Tra archeologia e campagna. I tesori di Tivoli
Può la tutela del patrimonio artistico convivere con la valorizzazione di un paesaggio antropizzato, e quindi con il ripristino dell’identità rurale di un territorio? Certo, se anche la tradizione agricola, consuetudine antichissima in gran parte della Penisola, contribuisce ad avvalorare il prestigio culturale di un sito storico-artistico. È il caso della Villa di Adriano, alle porte di Tivoli, una trentina di chilometri da Roma. Dal 1999 il sito archeologico che perpetua le memorie dell’imperatore-filosofo Adriano è tutelato dall’Unesco, per l’unicità del contesto che alterna terme, ninfei, luoghi di culto, appartamenti imperiali, parte della sontuosa residenza extraurbana realizzata nel II secolo d.C. per un centinaio di ettari di estensione; insieme a Villa d’Este – che con Villa Gregoriana forma la triade delle ville tiburtine – il complesso ha attirato nell’ultimo anno circa 600mila visitatori, garantendo al polo tiburtino un soddisfacente indotto turistico. Parte del merito si deve ad Andrea Bruciati, che dalla primavera 2017 è direttore dell’Istituto Autonomo di Villa Adriana e Villa d’Este e, al pari del collega Mauro Felicori (direttore della Reggia di Caserta) e di Valentino Nizzo (direttore del Museo Nazionale Etrusco di Roma, dove sono nati dallo scorso autunno gli orti basati sui ritrovamenti archeologici), ha subito scommesso su una valorizzazione del sito che recuperi il contesto territoriale di pertinenza, riportando in auge la dimensione agricola e paesaggistica delle origini. Quindi non solo conservazione e restauro, ma pure promozione e ricerca, con il supporto di un cospicuo finanziamento del Ministero della Cultura, che alla fine di settembre ha garantito la riapertura di un sito di grande attrazione dell’area, il Santuario di Ercole Vincitore, nelle campagne che presto torneranno a essere utilizzate, sempre per impulso di Bruciati.
L’olio di Adriano
Ma partiamo da Villa Adriana: nel parco che circonda le rovine, su circa 40 ettari, 3500 ulivi secolari costituiscono l’uliveto storico del sito, che dallo scorso autunno è tornato a produrre olio, l’Olio di Adriano, com’è stato subito ribattezzato.
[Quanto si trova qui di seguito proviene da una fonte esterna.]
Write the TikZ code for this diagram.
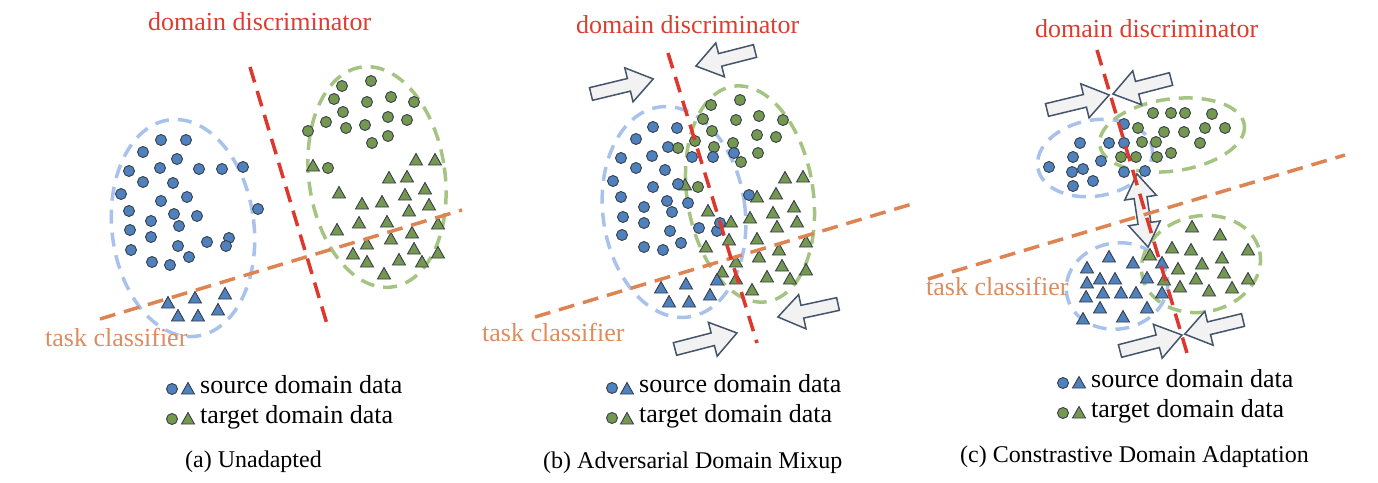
\documentclass[tikz,border=0pt]{standalone}
\usepackage{fontspec}
\setmainfont{Liberation Serif}
\definecolor{bluept}{RGB}{79,129,189}
\definecolor{greenpt}{RGB}{117,152,80}
\definecolor{ptline}{RGB}{55,62,75}
\definecolor{blueell}{RGB}{168,194,236}
\definecolor{greenell}{RGB}{165,196,130}
\definecolor{redl}{RGB}{222,55,45}
\definecolor{orangel}{RGB}{221,132,82}
\definecolor{redtext}{RGB}{220,60,50}
\definecolor{orangetext}{RGB}{221,140,95}
\definecolor{arrowfill}{RGB}{242,242,242}
\definecolor{arrowline}{RGB}{68,84,106}
\tikzset{
  bpt/.style={fill=bluept, draw=ptline, line width=0.9pt},
  gpt/.style={fill=greenpt, draw=ptline, line width=0.9pt},
  bell/.style={draw=blueell, line width=3.5pt, dash pattern=on 14pt off 9pt},
  gell/.style={draw=greenell, line width=3.5pt, dash pattern=on 14pt off 9pt},
  redline/.style={draw=redl, line width=3.5pt, dash pattern=on 16pt off 9pt},
  orline/.style={draw=orangel, line width=3.5pt, dash pattern=on 16pt off 9pt},
  blockarr/.style={fill=arrowfill, draw=arrowline, line width=1.5pt, line join=miter},
  lbl/.style={inner sep=0pt, anchor=base west, font=\fontsize{26}{30}\selectfont},
  capt/.style={inner sep=0pt, anchor=base west, font=\fontsize{24}{28}\selectfont},
}
\newcommand\mycirc[3]{\draw[#3] (#1,#2) circle[radius=5.5];}
\newcommand\mytri[3]{\draw[#3] (#1-6.5,#2+5) -- (#1+6.5,#2+5) -- (#1,#2-6.5) -- cycle;}
\newcommand\barrow[4]{%
  \begin{scope}[shift={(#1,#2)}, rotate=#3]
    \draw[blockarr] (0,-6.5) -- (#4-25,-6.5) -- (#4-25,-17.5) -- (#4,0) -- (#4-25,17.5) -- (#4-25,6.5) -- (0,6.5) -- cycle;
  \end{scope}}
\newcommand\dbarrow[4]{%
  \begin{scope}[shift={(#1,#2)}, rotate=#3]
    \draw[blockarr] (-#4/2,0) -- (-#4/2+24,16) -- (-#4/2+24,6.5) -- (#4/2-24,6.5) -- (#4/2-24,16) -- (#4/2,0) -- (#4/2-24,-16) -- (#4/2-24,-6.5) -- (-#4/2+24,-6.5) -- (-#4/2+24,-16) -- cycle;
  \end{scope}}
\begin{document}
\begin{tikzpicture}[x=1pt,y=-1pt]
\useasboundingbox (0,0) rectangle (1378,482);
% ================= (a) =================
\draw[bell, rotate around={7:(183,228)}] (183,228) ellipse [x radius=71, y radius=109];
\draw[gell, rotate around={8:(377,177)}] (377,177) ellipse [x radius=68, y radius=111];
\foreach \x/\y in {161/140,186/140,143/152,177/159,129/171,160/168,199/169,222/169,243/167,143/182,173/183,121/194,161/201,187/197,129/211,174/214,197/216,151/221,179/226,258/209,130/230,151/237,178/246,207/242,229/238,226/246,131/250,152/262,170/265,189/257}
  {\mycirc{\x}{\y}{bpt}}
\foreach \x/\y in {168/303,195/298,225/294,178/316,198/316,218/310}
  {\mytri{\x}{\y}{bpt}}
\foreach \x/\y in {342/86,371/81,334/99,367/102,391/97,414/102,343/112,326/122,346/128,365/125,388/117,407/120,308/131,372/143,388/136,328/168}
  {\mycirc{\x}{\y}{gpt}}
\foreach \x/\y in {313/166,416/160,435/160,389/178,407/177,339/193,425/189,362/204,382/202,405/195,409/211,429/205,359/223,387/222,337/230,438/224,412/233,391/239,367/244,414/249,353/254,438/253,367/262,399/260,422/262,384/274}
  {\mytri{\x}{\y}{gpt}}
\coordinate (oa1) at (100,319); \coordinate (oa2) at (462,210);
\coordinate (ra1) at (250,67); \coordinate (ra2) at (327,324);
\draw[orline] (oa1) -- (oa2);
\draw[redline] (ra1) -- (ra2);
\node[lbl, text=redtext] (dda) at (148,30) {domain discriminator};
\node[lbl, text=orangetext] (tca) at (45,346) {task classifier};
\mycirc{172}{389}{bpt} \mytri{188}{389}{bpt}
\mycirc{172}{419}{gpt} \mytri{188}{419}{gpt}
\node[lbl] (sa) at (200,393) {source domain data};
\node[lbl] (ta) at (200,423) {target domain data};
\node[capt] (capa) at (185,467) {(a) Unadapted};
% ================= (b) =================
\draw[bell, rotate around={8:(674,212)}] (674,212) ellipse [x radius=71, y radius=106];
\draw[gell, rotate around={9:(750,194)}] (750,194) ellipse [x radius=63, y radius=109];
\foreach \x/\y in {711/105,740/100,703/119,736/120,759/116,783/120,712/131,695/141,714/147,733/143,757/135,776/137,678/148,741/162,758/153,698/187}
  {\mycirc{\x}{\y}{gpt}}
\foreach \x/\y in {685/185,785/178,803/177,757/197,776/194,708/211,794/207,731/222,750/218,773/213,777/227,797/222,729/240,757/239,706/247,806/242,779/250,759/257,736/262,782/266,722/272,806/270,736/279,767/277,790/279,752/290}
  {\mytri{\x}{\y}{gpt}}
\foreach \x/\y in {653/127,677/128,636/139,668/147,621/158,652/156,692/157,713/157,734/153,636/168,665/170,613/181,653/187,678/184,621/197,644/207,667/201,688/203,623/217,644/223,672/212,670/231,699/228,717/231,720/223,622/235,644/247,663/250,681/243,749/195}
  {\mycirc{\x}{\y}{bpt}}
\foreach \x/\y in {661/288,686/284,717/280,669/302,689/302,710/295}
  {\mytri{\x}{\y}{bpt}}
\barrow{591}{94}{13.6}{64}
\barrow{755}{51}{194.3}{61}
\barrow{838}{304}{192.2}{61.5}
\barrow{675}{349}{14.5}{64}
\coordinate (ob1) at (535,317); \coordinate (ob2) at (912,204);
\coordinate (rb1) at (668,53); \coordinate (rb2) at (757,343);
\draw[orline] (ob1) -- (ob2);
\draw[redline] (rb1) -- (rb2);
\node[lbl, text=redtext] (ddb) at (576,33) {domain discriminator};
\node[lbl, text=orangetext] (tcb) at (482,341) {task classifier};
\mycirc{612}{388}{bpt} \mytri{627}{389}{bpt}
\mycirc{612}{418}{gpt} \mytri{627}{419}{gpt}
\node[lbl] (sb) at (639,392) {source domain data};
\node[lbl] (tb) at (639,422) {target domain data};
\node[capt] (capb) at (543,468) {(b) Adversarial Domain Mixup};
% ================= (c) =================
\draw[bell, rotate around={10:(1095,158)}] (1095,158) ellipse [x radius=58, y radius=38];
\draw[gell, rotate around={8:(1172,135)}] (1172,135) ellipse [x radius=73, y radius=36];
\draw[bell, rotate around={10:(1117,286)}] (1117,286) ellipse [x radius=51, y radius=43];
\draw[gell, rotate around={12:(1201,264)}] (1201,264) ellipse [x radius=60, y radius=48];
\foreach \x/\y in {1153/113,1171/113,1185/113,1212/114,1138/128,1164/132,1184/132,1205/128,1225/128,1142/142,1156/142,1200/143,1121/157,1136/157,1157/157,1171/153}
  {\mycirc{\x}{\y}{gpt}}
\foreach \x/\y in {1124/124,1080/143,1109/143,1124/143,1073/157,1101/161,1049/167,1072/172,1083/169,1093/181,1073/186,1124/172,1145/171}
  {\mycirc{\x}{\y}{bpt}}
\foreach \x/\y in {1192/227,1220/235,1172/248,1191/250,1150/255,1222/258,1248/250,1202/264,1178/269,1224/273,1196/279,1164/280,1248/279,1180/287,1209/291,1232/288}
  {\mytri{\x}{\y}{gpt}}
\foreach \x/\y in {1109/257,1087/268,1133/263,1162/263,1087/283,1100/279,1115/279,1147/278,1086/297,1103/293,1121/293,1136/293,1162/293,1100/308,1147/308,1083/319,1123/317}
  {\mytri{\x}{\y}{bpt}}
\barrow{1047}{110}{13.6}{64}
\barrow{1171}{79}{194.5}{60}
\barrow{1120}{351}{14.5}{64}
\barrow{1243}{320}{193.6}{60}
\dbarrow{1142.5}{210.5}{-81.4}{74}
\coordinate (oc1) at (928,279); \coordinate (oc2) at (1345,155);
\coordinate (rc1) at (1097,50); \coordinate (rc2) at (1187,353);
\draw[orline] (oc1) -- (oc2);
\draw[redline] (rc1) -- (rc2);
\node[lbl, text=redtext] (ddc) at (1035,37) {domain discriminator};
\node[lbl, text=orangetext] (tcc) at (926,295) {task classifier};
\mycirc{1063}{383}{bpt} \mytri{1079}{383}{bpt}
\mycirc{1063}{413}{gpt} \mytri{1079}{413}{gpt}
\node[lbl] (sc) at (1091,387) {source domain data};
\node[lbl] (tc) at (1091,417) {target domain data};
\node[capt] (capc) at (960,462) {(c) Constrastive Domain Adaptation};
\end{tikzpicture}
\end{document}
Questo perché riappropriarsi dei luoghi, e comunicarli attraverso la loro dimensione agropastorale, coinvolgendo l’intera filiera produttiva, è stata sin dall’inizio una priorità del nuovo direttore, che con lo stesso obiettivo, a poche settimane dall’incarico, promuoveva un bando di concessione per affidare i servizi di ristorazione e caffetteria nelle Ville ad attività, sostenibili, di street food, chiamate a valorizzare i prodotti del territorio. La raccolta delle olive dello scorso novembre, invece, ha permesso di ottenere una piccola produzione, 78 bottiglie numerate che saranno in vendita al bookshop del museo, per raccontare Villa Adriana da un nuovo (antichissimo) punto di vista. Lo scopo, chiaramente, non è quello di spingere la dimensione produttiva del luogo, ma dare il buon esempio, secondo Bruciati, è importante “per indicare un futuro sostenibile”, scommettendo sull’identità rurale dell’area.
L’uva pizzutella
Ecco perché anche Villa d’Este sarà presto coinvolta nel progetto, con il ripristino di un piccolo vigneto di uva pizzutella tra gli orti dei magnifici giardini voluti da Ippolito II d’Este. L’operazione, in questo caso, si carica di un messaggio ulteriore: anticamente il Pizzutello (caratteristica uva da tavola, dal chicco oblungo) si coltivava lungo la strada che saliva a Tivoli, circa 100 ettari di campagne progressivamente abbandonate, dagli anni Sessanta, per ripiegare su attività più remunerative. Il vigneto in villa, invece, proverà a rilanciare il modello agricolo che racconta l’identità di Tivoli, e della comunità che abita il territorio da secoli, “con l’auspicio di attirare aziende interessate a collaborare”. Chi l’ha detto che un’attività culturale non può proporre modelli integrati di sviluppo economico?